Therapists who work with parents can help with a number of common concerns, such as communication problems, behavioural problems, anxiety or depression in children, as well as more specific issues, like childhood trauma, dealing with divorce, and coping with grief. It should be noted that such therapy is not only for nuclear families, but can include grandparents, guardians, or other caregivers.

Who can diagnose parenting problems?

Many therapists include family and parenting as areas of expertise. Social workers and Licensed Marriage and Family Therapists (LMFTs) and child psychologists have specific training in family systems and structures, and can help with parenting problems.
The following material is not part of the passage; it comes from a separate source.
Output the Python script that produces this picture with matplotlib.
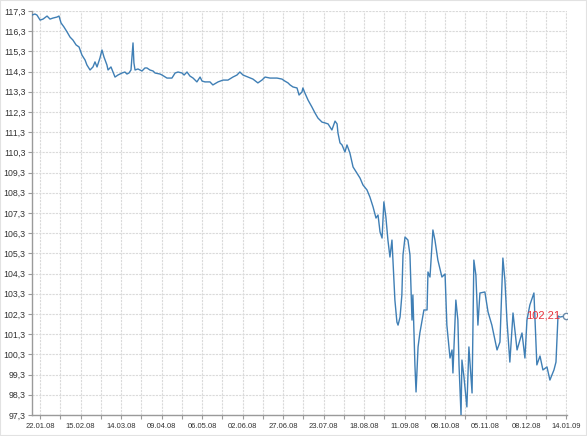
import matplotlib
matplotlib.use("Agg")
import matplotlib.pyplot as plt
from matplotlib.patches import Rectangle

# trading-session index (position along category axis) and price
day = [0, 1.3, 2.2, 3.6, 4.9, 6.7, 8.0, 9.3, 11.1, 12.0, 12.9, 14.2, 15.6, 16.9, 18.2,
       19.6, 20.9, 22.2, 23.6, 24.4, 25.8, 27.1, 28.0, 28.9, 30.2, 31.1, 32.0, 33.3, 33.8,
       35.1, 36.0, 36.9, 38.2, 40.0, 41.3, 42.2, 43.1, 44.0, 44.9, 45.3, 45.8, 47.1, 48.9,
       50.2, 51.1, 52.4, 53.8, 54.7, 56.9, 57.8, 60.0, 62.2, 63.6, 64.9, 66.7, 67.6, 68.9,
       70.2, 71.6, 73.3, 74.7, 75.6, 76.9, 79.1, 80.4, 82.7, 84.9, 87.1, 89.3, 91.1, 92.4,
       93.8, 96.0, 98.2, 100.4, 102.2, 103.6, 105.8, 108.9, 111.1, 112.4, 113.8, 114.7,
       116.0, 117.8, 118.7, 120.0, 120.4, 121.3, 122.7, 124.4, 125.8, 127.1, 128.9, 130.2,
       131.6, 133.3, 134.7, 135.6, 136.0, 136.9, 137.8, 139.1, 140.0, 141.3, 142.7, 144.4,
       145.8, 147.1, 148.9, 150.2, 151.6, 152.9, 153.8, 154.7, 155.6, 156.4, 157.3, 158.2,
       159.1, 160.0, 160.4, 161.3, 162.2, 162.7, 163.6, 164.4, 164.9, 165.8, 167.1, 168.0,
       168.9, 169.3, 170.2, 170.7, 171.6, 172.4, 174.2, 175.6, 176.0, 176.9, 178.2, 179.1,
       180.4, 182.2, 183.6, 184.4, 185.8, 186.7, 187.1, 188.4, 189.3, 189.8, 190.7, 191.1,
       192.0, 193.3, 194.2, 195.6, 196.4, 197.3, 198.2, 199.1, 201.3, 202.7, 204.4, 206.7,
       208.0, 209.3, 210.2, 211.1, 212.4, 213.8, 215.6, 217.8, 219.1, 220.0, 221.3, 223.1,
       224.4, 225.8, 227.1, 228.9, 230.2, 232.0, 232.9, 233.8, 234.7, 237.3]

price = [117.10, 117.15, 117.10, 116.85, 116.90, 117.05, 116.90, 116.95, 117.00, 117.05,
         116.71, 116.51, 116.26, 116.01, 115.86, 115.62, 115.52, 115.12, 114.87, 114.63,
         114.38, 114.53, 114.78, 114.53, 114.97, 115.37, 115.02, 114.63, 114.38, 114.53,
         114.28, 114.03, 114.13, 114.23, 114.28, 114.18, 114.23, 114.38, 115.72, 114.73,
         114.38, 114.43, 114.33, 114.48, 114.48, 114.38, 114.33, 114.23, 114.18, 114.13,
         113.98, 113.98, 114.23, 114.28, 114.23, 114.13, 114.28, 114.08, 113.98, 113.79,
         114.03, 113.83, 113.79, 113.79, 113.64, 113.79, 113.88, 113.88, 114.03, 114.13,
         114.28, 114.13, 114.03, 113.93, 113.74, 113.88, 114.03, 113.98, 113.98, 113.93,
         113.83, 113.74, 113.64, 113.54, 113.49, 113.14, 113.29, 113.49, 113.24, 112.89,
         112.55, 112.25, 112.00, 111.80, 111.76, 111.71, 111.41, 111.85, 111.71, 111.26,
         110.77, 110.67, 110.32, 110.67, 110.27, 109.58, 109.28, 109.03, 108.69, 108.44,
         108.09, 107.60, 107.05, 107.20, 106.36, 106.06, 107.85, 107.10, 105.96, 105.12,
         105.96, 105.07, 102.99, 101.90, 101.75, 102.15, 103.24, 105.22, 106.11, 105.96,
         105.22, 102.00, 103.24, 99.78, 98.44, 100.67, 101.36, 102.50, 102.50, 104.38,
         104.13, 106.46, 105.96, 104.97, 104.13, 104.28, 101.75, 100.12, 100.52, 99.38,
         102.99, 102.00, 99.78, 97.30, 100.02, 99.18, 97.70, 100.67, 98.39, 104.97,
         104.23, 101.75, 103.34, 103.39, 102.40, 101.75, 100.52, 100.91, 105.07, 103.98,
         102.00, 99.92, 102.35, 100.52, 101.36, 100.12, 102.00, 102.75, 103.34, 99.78,
         100.22, 99.53, 99.68, 99.03, 99.53, 99.92, 102.20, 102.15, 102.21]

label_days = [3.6, 21.6, 39.6, 57.6, 75.6, 93.6, 111.6, 129.6, 147.6, 165.6, 183.6,
              201.6, 219.6, 237.3]
date_labels = ["22.01.08", "15.02.08", "14.03.08", "09.04.08", "06.05.08", "02.06.08",
               "27.06.08", "23.07.08", "18.08.08", "11.09.08", "08.10.08", "05.11.08",
               "08.12.08", "14.01.09"]
y_ticks = [97.3 + i for i in range(21)]
last_value = 102.21

plt.rcParams["font.family"] = ["Liberation Sans", "DejaVu Sans"]

W, H = 587, 436
fig = plt.figure(figsize=(W / 100, H / 100), dpi=100)
fig.patch.set_facecolor("white")
fig.patches.append(Rectangle((0, 0), 1, 1, transform=fig.transFigure, fill=False,
                             edgecolor="#e2e2e2", linewidth=1.5))
ax = fig.add_axes([32 / W, (H - 415) / H, (567 - 32) / W, (415 - 11) / H])
ax.set_facecolor("white")

ax.plot(day, price, color="#3f7fb5", linewidth=1.0, zorder=3)
ax.plot([day[-1]], [price[-1]], marker="o", markersize=4.5, markerfacecolor="white",
        markeredgecolor="#6a8aa8", markeredgewidth=1.0, zorder=4)
ax.text(day[-1] - 2.5, last_value, f"{last_value:.2f}".replace(".", ","), color="#e8323c",
        fontsize=8, ha="right", va="center", zorder=5)

ax.set_xlim(0, 237.8)
ax.set_ylim(97.3, 117.3)

minor = [(a + b) / 2 for a, b in zip(label_days[:-1], label_days[1:])]
ax.set_xticks(label_days)
ax.set_xticklabels(date_labels)
ax.set_xticks(minor, minor=True)
ax.set_yticks(y_ticks)
ax.set_yticklabels([f"{v:.1f}".replace(".", ",") for v in y_ticks])

grid_kw = dict(color="#dadada", linewidth=0.8, linestyle=(0, (2, 1)))
ax.grid(True, which="major", axis="both", **grid_kw)
ax.grid(True, which="minor", axis="x", **grid_kw)
ax.set_axisbelow(True)

for s in ["top", "right"]:
    ax.spines[s].set_visible(False)
for s in ["left", "bottom"]:
    ax.spines[s].set_color("#9a9a9a")
    ax.spines[s].set_linewidth(1.0)

ax.tick_params(axis="both", which="both", direction="out", color="#9a9a9a",
               labelcolor="#333333", length=3, width=0.8)
ax.tick_params(axis="y", labelsize=6.3, pad=1.5)
ax.tick_params(axis="x", labelsize=5.5, pad=2.5)

fig.savefig("out.png", dpi=100, facecolor="white")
Clinicians who work primarily with adults can also have deep knowledge and expertise related to the role of parenting in their clients’ lives.

Which therapy types are most suitable for parenting concerns?

Therapy types widely used to address parenting problems include family therapy (including structural family therapy and family systems therapy), cognitive behavioural therapy, and parent-child interaction therapy (PCIT), among others. PCIT can be particularly useful for parents of children with behavioural problems, those who have experienced trauma, and those on the autism spectrum. Couples therapy can also help partners who are not aligned on matters related to co-parenting.

Can you overcome parenting problems with therapy?

Therapy can be an effective way to address problems in family dynamics and childrens’ behaviour. A therapist can help parents with communication, setting boundaries, and with strategies for discipline, rewards, and punishments. Parents can also learn about the difference in parenting styles, which include authoritarian, neglectful, indulgent, and authoritative types.